Penicillin G sodium is a powder medicine that must be mixed with a liquid (diluent) before using it. Shake the mixture well before you measure a dose. If you are using the injections at home, be sure you understand how to properly mix and store the medicine.
Prepare your dose only when you are ready to give yourself an injection. Do not use penicillin G sodium if it has changed colors or has particles in it. Call your pharmacist for new medication.
Use this medicine for the full prescribed length of time. Your symptoms may improve before the infection is completely cleared. Some infections may need to be treated for several weeks. Skipping doses may also increase your risk of further infection that is resistant to antibiotics. Penicillin G sodium will not treat a viral infection such as the flu or a common cold.
If you use penicillin G sodium long-term, your blood may need to be tested to make sure the medicine is not causing harmful effects. Your kidney or liver function may also need to be tested.
Penicillin G sodium can cause false results with certain lab tests for glucose (sugar) in the urine. Tell any doctor who treats you that you are using penicillin G sodium.

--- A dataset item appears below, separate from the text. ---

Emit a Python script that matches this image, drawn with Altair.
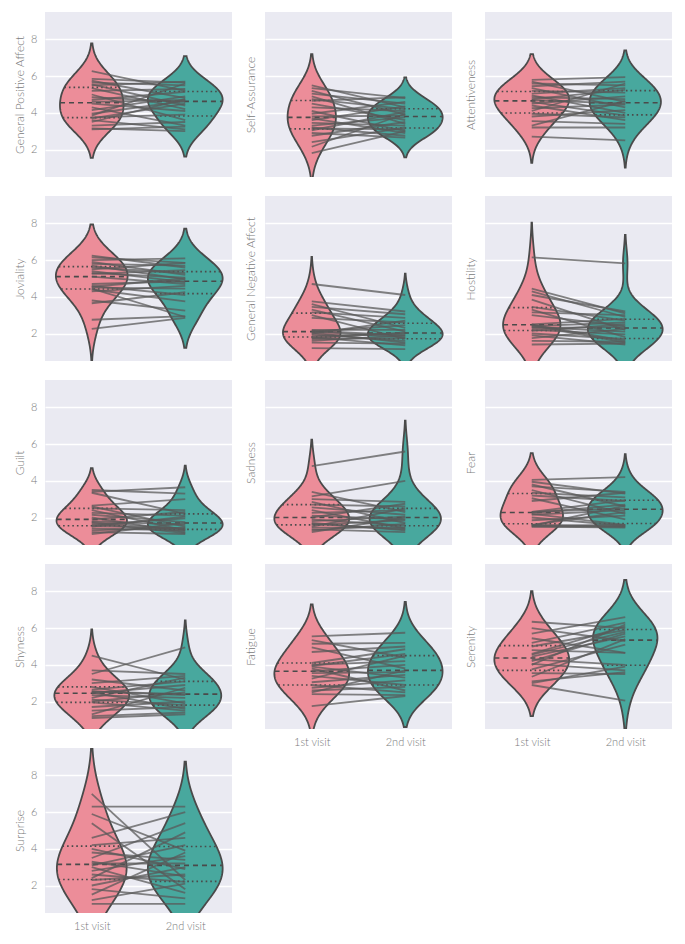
import altair as alt
import pandas as pd

PINK = "#EC8D99"
TEAL = "#48A89E"
EDGE = "#4A4A4A"
BG = "#EAEAF2"
TXT = "#7A7A7A"
FONT = "Lato"
BW_FACTOR = 1.55

visit_labels = ["1st visit", "2nd visit"]
y_ticks = [2, 4, 6, 8]

gpa_1 = [6.27, 5.85, 5.75, 5.65, 5.55, 5.5, 5.35, 5.2, 5.0, 4.85, 4.7, 4.6, 4.5, 4.3, 4.15, 3.95, 3.85, 3.75, 3.7, 3.6, 3.5, 3.3, 3.15, 3.1]
gpa_2 = [5.2, 5.65, 4.8, 5.5, 4.4, 5.7, 4.2, 5.3, 3.6, 4.6, 5.15, 4.7, 4.1, 3.3, 4.9, 4.65, 5.6, 3.9, 4.5, 3.1, 4.75, 3.5, 3.0, 3.25]

sa_1 = [5.5, 5.35, 5.2, 5.05, 4.9, 4.75, 4.65, 4.5, 4.3, 4.1, 3.95, 3.8, 3.7, 3.6, 3.45, 3.3, 3.2, 3.15, 3.05, 2.9, 2.75, 2.4, 2.15, 1.8]
sa_2 = [4.3, 4.8, 3.9, 4.5, 3.4, 4.2, 4.85, 3.6, 4.1, 3.0, 4.6, 3.85, 2.9, 4.35, 3.3, 3.75, 2.75, 3.1, 4.05, 2.65, 3.5, 3.2, 3.95, 3.0]

att_1 = [5.8, 5.7, 5.6, 5.45, 5.35, 5.2, 5.05, 4.95, 4.85, 4.75, 4.7, 4.6, 4.5, 4.4, 4.25, 4.1, 3.95, 3.8, 3.55, 3.3, 3.2, 2.7]
att_2 = [5.95, 4.6, 5.5, 5.7, 4.3, 5.1, 5.35, 4.0, 4.75, 5.25, 4.5, 3.85, 4.9, 3.6, 4.45, 5.6, 3.75, 4.15, 3.4, 4.65, 3.2, 2.5]

jov_1 = [6.25, 6.15, 6.0, 5.9, 5.8, 5.7, 5.6, 5.5, 5.4, 5.3, 5.25, 5.1, 4.7, 4.6, 4.55, 4.5, 4.45, 4.4, 4.3, 3.8, 3.65, 2.75, 2.25]
jov_2 = [5.6, 5.85, 6.1, 5.2, 5.7, 4.95, 5.3, 5.85, 4.8, 5.05, 5.45, 4.7, 4.85, 4.1, 5.0, 4.45, 2.9, 3.75, 4.6, 3.25, 4.25, 2.95, 2.85]

gna_1 = [4.7, 3.75, 3.6, 3.45, 3.3, 3.15, 3.0, 2.85, 2.15, 2.1, 2.05, 2.2, 2.1, 2.0, 1.95, 1.85, 1.8, 1.75, 1.7, 1.6, 1.5, 1.2]
gna_2 = [4.1, 3.2, 2.3, 3.05, 2.1, 2.85, 1.7, 2.6, 1.9, 2.45, 1.5, 2.2, 1.8, 2.7, 1.6, 2.0, 1.35, 2.05, 1.75, 1.9, 1.45, 1.15]

hos_1 = [6.15, 4.45, 4.3, 4.1, 3.85, 3.45, 3.3, 3.15, 3.0, 2.5, 2.4, 2.35, 2.5, 2.45, 2.3, 2.2, 2.15, 2.0, 1.9, 1.75, 1.6, 1.4]
hos_2 = [5.82, 3.1, 2.9, 3.2, 2.2, 2.7, 1.8, 3.0, 2.4, 1.6, 2.6, 2.1, 2.8, 1.5, 2.35, 1.95, 2.5, 1.7, 1.4, 2.25, 1.55, 1.45]

gui_1 = [3.5, 3.4, 3.35, 2.65, 2.6, 2.5, 2.4, 2.25, 2.15, 2.0, 1.9, 1.8, 1.7, 1.6, 1.55, 1.5, 1.4, 1.3, 1.2, 1.1, 1.75]
gui_2 = [3.3, 3.65, 2.2, 3.0, 1.5, 2.4, 1.3, 2.1, 1.75, 1.2, 2.3, 1.6, 1.15, 1.95, 1.4, 2.05, 1.3, 1.45, 1.1, 1.7, 1.35]

sad_1 = [4.8, 3.15, 3.4, 3.0, 2.85, 2.7, 2.55, 2.4, 2.25, 2.1, 2.0, 1.9, 1.8, 1.7, 1.6, 1.5, 1.45, 1.35, 1.3, 1.2, 1.65]
sad_2 = [5.6, 4.0, 2.3, 2.85, 1.7, 2.6, 2.15, 1.4, 2.4, 1.9, 2.75, 1.55, 2.05, 1.3, 1.85, 2.5, 1.45, 1.2, 1.65, 2.0, 1.35]

fear_1 = [4.05, 3.95, 3.8, 3.7, 3.5, 3.35, 3.2, 3.05, 2.9, 2.3, 2.25, 2.2, 2.3, 2.15, 2.0, 1.85, 1.6, 1.55, 1.55, 1.5, 1.5, 1.6]
fear_2 = [4.2, 3.3, 2.6, 3.4, 2.2, 3.1, 2.9, 1.9, 3.35, 2.5, 2.7, 1.6, 2.95, 2.4, 1.55, 2.1, 1.5, 1.6, 2.65, 1.5, 1.45, 2.3]

shy_1 = [4.5, 3.7, 3.5, 3.2, 3.0, 2.8, 2.65, 2.55, 2.5, 2.45, 2.35, 2.2, 2.1, 2.0, 1.95, 1.7, 1.5, 1.3, 1.2, 1.1, 2.55]
shy_2 = [3.2, 3.5, 4.95, 2.6, 3.4, 1.9, 3.1, 2.4, 1.6, 2.9, 2.2, 3.3, 1.8, 2.5, 1.5, 2.0, 1.7, 2.75, 1.4, 1.3, 2.35]

fat_1 = [5.55, 5.35, 5.15, 4.95, 4.7, 3.95, 3.9, 4.1, 4.0, 3.8, 3.65, 3.55, 3.4, 3.25, 3.05, 2.9, 2.75, 2.6, 2.5, 2.4, 1.75]
fat_2 = [5.75, 4.4, 5.2, 3.8, 5.0, 4.6, 3.3, 4.85, 4.2, 2.6, 4.0, 3.6, 2.9, 4.5, 3.45, 2.5, 3.15, 2.8, 3.7, 2.35, 2.3]

ser_1 = [6.35, 6.0, 5.7, 5.45, 5.2, 5.0, 4.8, 4.6, 4.45, 4.3, 4.2, 4.05, 4.0, 3.75, 3.55, 3.35, 3.0, 2.9, 3.1, 4.55]
ser_2 = [6.0, 5.3, 6.6, 4.65, 6.3, 5.9, 4.65, 6.1, 5.55, 4.0, 5.7, 3.7, 6.2, 5.1, 3.5, 5.4, 3.9, 2.05, 3.6, 5.8]

sur_1 = [7.0, 6.3, 5.9, 5.4, 4.6, 4.2, 4.0, 3.8, 3.5, 3.3, 3.2, 3.1, 3.0, 2.8, 2.6, 2.4, 2.3, 2.0, 1.8, 1.5, 1.0, 1.2]
sur_2 = [2.3, 6.3, 3.9, 1.8, 6.0, 4.6, 2.9, 3.4, 5.4, 2.5, 3.2, 4.2, 1.6, 3.6, 2.2, 4.9, 2.6, 3.0, 1.3, 3.8, 1.0, 2.1]

panels = [
    ("General Positive Affect", gpa_1, gpa_2),
    ("Self-Assurance", sa_1, sa_2),
    ("Attentiveness", att_1, att_2),
    ("Joviality", jov_1, jov_2),
    ("General Negative Affect", gna_1, gna_2),
    ("Hostility", hos_1, hos_2),
    ("Guilt", gui_1, gui_2),
    ("Sadness", sad_1, sad_2),
    ("Fear", fear_1, fear_2),
    ("Shyness", shy_1, shy_2),
    ("Fatigue", fat_1, fat_2),
    ("Serenity", ser_1, ser_2),
    ("Surprise", sur_1, sur_2),
]
x_label_panels = {"Fatigue", "Serenity", "Surprise"}

W, H = 187, 165


def make_panel(title, v1, v2, first_col, show_x):
    df = pd.DataFrame({
        "subject": list(range(len(v1))) + list(range(len(v2))),
        "visit": [0] * len(v1) + [1] * len(v2),
        "value": v1 + v2,
    })
    yscale = alt.Scale(domain=[0.5, 9.5], nice=False, zero=False)
    xscale = alt.Scale(domain=[-0.5, 1.5], nice=False, zero=False)
    yaxis = alt.Axis(values=y_ticks, labels=first_col, title=title,
                     titlePadding=4 if first_col else 8, grid=True,
                     ticks=False, domain=False, labelPadding=8)
    if show_x:
        xaxis = alt.Axis(values=[0, 1], grid=False, ticks=False, domain=False,
                         title=None, labelPadding=7,
                         labelExpr=f"datum.value < 0.5 ? '{visit_labels[0]}' : '{visit_labels[1]}'")
    else:
        xaxis = None

    base = alt.Chart(df)

    dens = base.transform_joinaggregate(
        vmin="min(value)", vmax="max(value)", sd="stdev(value)", n="valid(value)",
        q1="q1(value)", med="median(value)", q3="q3(value)", groupby=["visit"],
    ).transform_calculate(
        bw=f"{BW_FACTOR} * datum.sd * pow(datum.n, -0.2)"
    ).transform_calculate(
        z="(datum.value - datum.vmin) / datum.bw",
        zmax="(datum.vmax - datum.vmin) / datum.bw",
    ).transform_density(
        "z", groupby=["visit", "vmin", "bw", "zmax", "q1", "med", "q3"],
        bandwidth=1, extent=[-2.0, 16.0], steps=361, as_=["zz", "dz"],
    ).transform_filter(
        "datum.zz <= datum.zmax + 2.0001"
    ).transform_calculate(
        yv="datum.vmin + datum.zz * datum.bw", d="datum.dz / datum.bw"
    ).transform_joinaggregate(
        maxd="max(d)"
    ).transform_calculate(
        xl="datum.visit - 0.4 * datum.d / datum.maxd",
        xr="datum.visit + 0.4 * datum.d / datum.maxd",
    )

    area = dens.mark_area(orient="horizontal", stroke=EDGE, strokeWidth=1.8,
                          opacity=1, clip=True).encode(
        y=alt.Y("yv:Q", scale=yscale, axis=yaxis, title=title),
        x=alt.X("xl:Q", scale=xscale, axis=xaxis, title=None),
        x2="xr:Q",
        color=alt.Color("visit:N", scale=alt.Scale(domain=[0, 1], range=[PINK, TEAL]), legend=None),
    )

    quart = dens.transform_fold(["q1", "med", "q3"], as_=["qn", "qv"]).transform_calculate(
        dist="abs(datum.yv - datum.qv)"
    ).transform_joinaggregate(
        mind="min(dist)", groupby=["visit", "qn"]
    ).transform_filter("datum.dist == datum.mind")

    enc = dict(
        y=alt.Y("qv:Q", scale=yscale, axis=yaxis, title=title),
        x=alt.X("xl:Q", scale=xscale, axis=xaxis, title=None),
        x2="xr:Q",
    )
    med_rule = quart.transform_filter("datum.qn == 'med'").mark_rule(
        color=EDGE, strokeWidth=1.6, strokeDash=[5, 4]).encode(**enc)
    q_rule = quart.transform_filter("datum.qn != 'med'").mark_rule(
        color=EDGE, strokeWidth=1.6, strokeDash=[1.6, 3]).encode(**enc)

    lines = base.mark_line(color="#5A5A5A", opacity=0.75, strokeWidth=1.8, clip=True).encode(
        x=alt.X("visit:Q", scale=xscale, axis=xaxis, title=None),
        y=alt.Y("value:Q", scale=yscale, axis=yaxis, title=title),
        detail="subject:N",
    )
    return alt.layer(area, med_rule, q_rule, lines).properties(width=W, height=H)


charts = []
for i, (t, a, b) in enumerate(panels):
    charts.append(make_panel(t, a, b, i % 3 == 0, t in x_label_panels))

chart = alt.concat(
    *charts, columns=3,
    spacing=alt.RowColnumber(row=19, column=33), bounds="flush",
).properties(
    padding={"left": 5, "top": 4, "right": 5, "bottom": 5}
).configure_view(
    fill=BG, stroke=None
).configure_axis(
    labelFont=FONT, titleFont=FONT, labelFontSize=11, titleFontSize=12,
    labelColor=TXT, titleColor=TXT, titleFontWeight=300, labelFontWeight=300,
    gridColor="white", gridWidth=1.4,
)

chart.save("out.html", embed_options={"renderer": "svg", "actions": False})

After you have finished your treatment with penicillin G sodium, your doctor may want to do tests to make sure your infection has completely cleared up.
Store the powder medicine at room temperature away from moisture and heat.
After mixing penicillin G sodium with a diluent, store in the refrigerator and use it within 3 days. Do not freeze.
What happens if I miss a dose?
Call your doctor for instructions if you miss a dose of penicillin G sodium.
What happens if I overdose?
Seek emergency medical attention or call the Poison Help line at 1-800-222-1222.
Overdose symptoms may include confusion, agitation, hallucinations, or seizure (convulsions).
What should I avoid while taking penicillin G sodium?
Antibiotic medicines can cause diarrhea, which may be a sign of a new infection. If you have diarrhea that is watery or bloody, stop taking this medication and call your doctor. Do not use anti-diarrhea medicine unless your doctor tells you to.
What other drugs will affect penicillin G sodium?
Other drugs may interact with penicillin G sodium, including prescription and over-the-counter medicines, vitamins, and herbal products. Tell each of your health care providers about all medicines you use now and any medicine you start or stop using.
Where can I get more information?
Your doctor or pharmacist can provide more information about penicillin G sodium.